Que le réel se présente à moi de manière directe ou sous la forme d’archives, je conçois toujours le geste documentaire comme un arrachement. Il s’agit de partir d’une matière qui résiste : soit parce qu’elle est trop touffue, hostile, a priori indémêlable. Soit parce qu’elle est fascinante, et que cette fascination peut inhiber ou aveugler. À chaque fois, fabriquer un documentaire, c’est choisir de braquer le projecteur sur ce qui n’était d’abord pas visible, pas audible. L’écoute est sélective, la manière dont on écoute le réel est déjà un filtre en soi. Et pour moi, bien souvent, mettre l’acte d’écoute au cœur de mes documentaires a été le meilleur moyen d’accéder à l’intime et à l’infime du réel.
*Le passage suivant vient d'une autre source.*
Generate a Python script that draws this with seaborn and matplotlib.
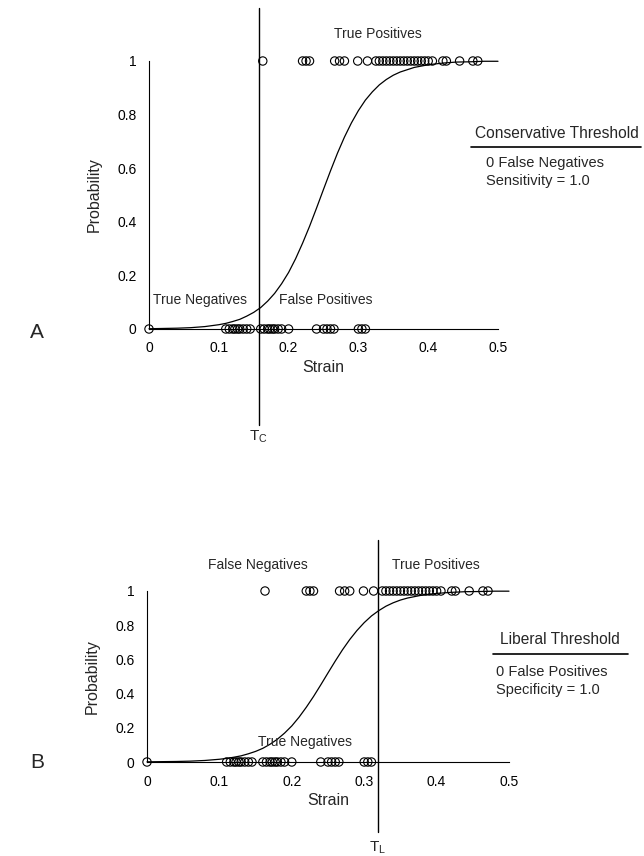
import numpy as np
import pandas as pd
import matplotlib
matplotlib.use("Agg")
import matplotlib.pyplot as plt
from matplotlib.lines import Line2D
import seaborn as sns

# ---------------- data ----------------
strain_positive = [0.163, 0.220, 0.225, 0.230, 0.266, 0.273, 0.280, 0.299, 0.313,
                   0.325, 0.330, 0.335, 0.340, 0.345, 0.350, 0.355, 0.360, 0.365,
                   0.370, 0.375, 0.380, 0.385, 0.390, 0.395, 0.400, 0.406, 0.421,
                   0.426, 0.445, 0.464, 0.471]
strain_negative = [0.0, 0.110, 0.115, 0.120, 0.123, 0.127, 0.130, 0.135, 0.140, 0.145,
                   0.160, 0.165, 0.170, 0.173, 0.177, 0.180, 0.185, 0.190, 0.200,
                   0.240, 0.250, 0.255, 0.260, 0.265, 0.300, 0.305, 0.310]
curve_strain = [0.00, 0.02, 0.04, 0.06, 0.08, 0.10, 0.11, 0.12, 0.13, 0.14, 0.15,
                0.16, 0.17, 0.18, 0.19, 0.20, 0.21, 0.22, 0.23, 0.24, 0.25, 0.26,
                0.27, 0.28, 0.29, 0.30, 0.31, 0.32, 0.33, 0.34, 0.35, 0.36, 0.38,
                0.40, 0.42, 0.44, 0.46, 0.48, 0.50]
curve_prob = [0.001, 0.002, 0.003, 0.005, 0.009, 0.016, 0.021, 0.028, 0.036, 0.048,
              0.062, 0.080, 0.104, 0.133, 0.169, 0.211, 0.262, 0.320, 0.383, 0.451,
              0.521, 0.590, 0.656, 0.716, 0.769, 0.815, 0.854, 0.885, 0.911, 0.931,
              0.947, 0.959, 0.976, 0.986, 0.992, 0.996, 0.997, 0.999, 0.999]
threshold_conservative = 0.157
threshold_liberal = 0.319
x_ticks = [0, 0.1, 0.2, 0.3, 0.4, 0.5]
x_tick_labels = ["0", "0.1", "0.2", "0.3", "0.4", "0.5"]
y_ticks = [0, 0.2, 0.4, 0.6, 0.8, 1.0]
y_tick_labels = ["0", "0.2", "0.4", "0.6", "0.8", "1"]

points = pd.DataFrame({
    "Strain": strain_positive + strain_negative,
    "Probability": [1] * len(strain_positive) + [0] * len(strain_negative),
})
curve = pd.DataFrame({"Strain": curve_strain, "Probability": curve_prob})

# ---------------- figure ----------------
sns.set_style("white")
plt.rcParams["font.family"] = ["Liberation Sans", "DejaVu Sans"]
plt.rcParams["mathtext.fontset"] = "custom"
plt.rcParams["mathtext.rm"] = "Liberation Sans"

W, H = 644, 856
fig = plt.figure(figsize=(W / 100, H / 100), dpi=100)


def fx(px):
    return px / W


def fy(py):
    return 1 - py / H


def axes_box(x0, x1, ytop, ybot):
    return [fx(x0), fy(ybot), fx(x1) - fx(x0), fy(ytop) - fy(ybot)]


ax_a = fig.add_axes(axes_box(149, 498, 61, 329))
ax_b = fig.add_axes(axes_box(147, 509, 591, 762))


def draw_panel(ax, thr, line_lo, line_hi):
    sns.lineplot(data=curve, x="Strain", y="Probability", ax=ax, color="black",
                 linewidth=0.9, sort=True, clip_on=False)
    sns.scatterplot(data=points, x="Strain", y="Probability", ax=ax, marker="o",
                    s=36, facecolors="none", edgecolors="black", linewidth=0.8,
                    clip_on=False, zorder=3)
    ax.plot([thr, thr], [line_lo, line_hi], color="black", linewidth=1.0,
            clip_on=False)
    ax.set_xlim(0, 0.5)
    ax.set_ylim(0, 1)
    ax.set_xticks(x_ticks)
    ax.set_xticklabels(x_tick_labels)
    ax.set_yticks(y_ticks)
    ax.set_yticklabels(y_tick_labels)
    ax.tick_params(axis="both", direction="out", length=4, width=0.8,
                   labelsize=10, pad=5, color="black", labelcolor="black")
    for side in ["top", "right"]:
        ax.spines[side].set_visible(False)
    for side in ["left", "bottom"]:
        ax.spines[side].set_color("black")
        ax.spines[side].set_linewidth(0.8)
    ax.set_xlabel("Strain", fontsize=11.5, labelpad=3)
    ax.set_ylabel("Probability", fontsize=11.5)


draw_panel(ax_a, threshold_conservative, (329 - 425) / 268, (329 - 8) / 268)
draw_panel(ax_b, threshold_liberal, (762 - 832) / 171, (762 - 540) / 171)
ax_a.yaxis.set_label_coords(-0.135, 0.5)
ax_b.yaxis.set_label_coords(-0.13, 0.5)

fs = 10
# panel A texts
fig.text(fx(378), fy(34), "True Positives", ha="center", va="center", fontsize=fs)
fig.text(fx(200), fy(300), "True Negatives", ha="center", va="center", fontsize=fs)
fig.text(fx(326), fy(300), "False Positives", ha="center", va="center", fontsize=fs)
fig.text(fx(557), fy(133), "Conservative Threshold", ha="center", va="center", fontsize=11.2)
fig.add_artist(Line2D([fx(471), fx(641)], [fy(147), fy(147)], color="black", linewidth=1.2))
fig.text(fx(486), fy(163), "0 False Negatives", ha="left", va="center", fontsize=10.5)
fig.text(fx(486), fy(181), "Sensitivity = 1.0", ha="left", va="center", fontsize=10.5)
fig.text(fx(37), fy(332), "A", ha="center", va="center", fontsize=15)
fig.text(fx(258), fy(437), r"T$_\mathregular{C}$", ha="center", va="center", fontsize=11)

# panel B texts
fig.text(fx(258), fy(565), "False Negatives", ha="center", va="center", fontsize=fs)
fig.text(fx(436), fy(565), "True Positives", ha="center", va="center", fontsize=fs)
fig.text(fx(305), fy(742), "True Negatives", ha="center", va="center", fontsize=fs)
fig.text(fx(560), fy(640), "Liberal Threshold", ha="center", va="center", fontsize=11.2)
fig.add_artist(Line2D([fx(493), fx(628)], [fy(654), fy(654)], color="black", linewidth=1.2))
fig.text(fx(496), fy(672), "0 False Positives", ha="left", va="center", fontsize=10.5)
fig.text(fx(496), fy(690), "Specificity = 1.0", ha="left", va="center", fontsize=10.5)
fig.text(fx(37), fy(762), "B", ha="center", va="center", fontsize=15)
fig.text(fx(378), fy(848), r"T$_\mathregular{L}$", ha="center", va="center", fontsize=11)

fig.savefig("out.png", dpi=100, facecolor="white")
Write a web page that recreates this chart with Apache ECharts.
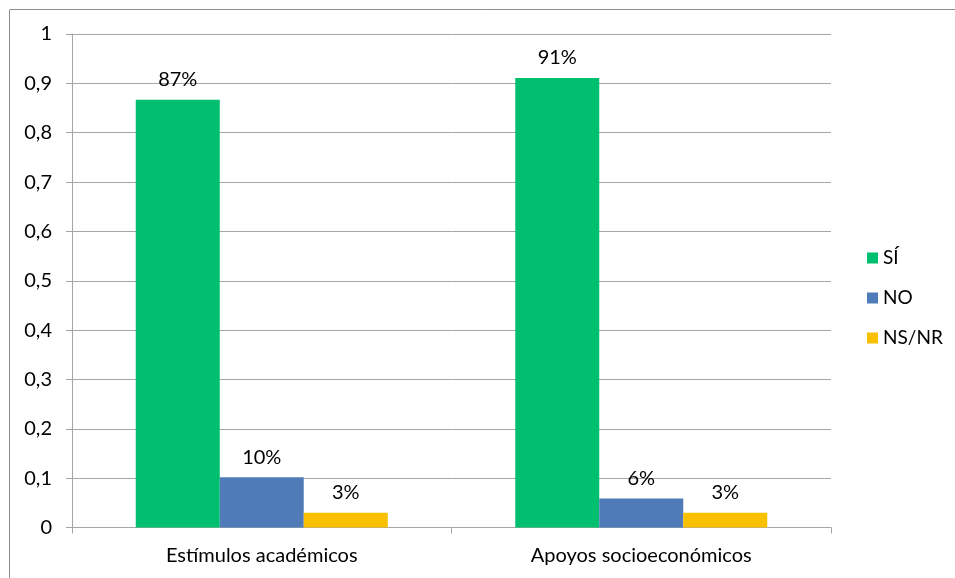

[1] Elles m’étaient mises à disposition par l’INA, dans le cadre de l’appel à projets de podcast INALAB.
[2] Mâkhi Xenakis, « Louise, sauvez-moi ! », Actes Sud, 2018.
[3] L’Expérience, France Culture, 2023.
Manon Prigent est autrice et réalisatrice de documentaires sonores. Depuis 2019, elle réalise des documentaires radiophoniques sur ARTE Radio : La moitié du gourou, 2024 ; Tout fout le camp, 2021, L’amour à Pattaya, 2019, et sur France Culture pour les émissions L’Expérience et La Série Documentaire (Non merci, pas d’enfant et Quand la vie privée devient publique, 2022).
Elle est lauréate en 2024 du Prix de l’œuvre sonore de la Scam pour La voix de Louise (2023, L’Expérience sur France Culture). Son premier film documentaire sortira à l’automne 2025 sur ARTE.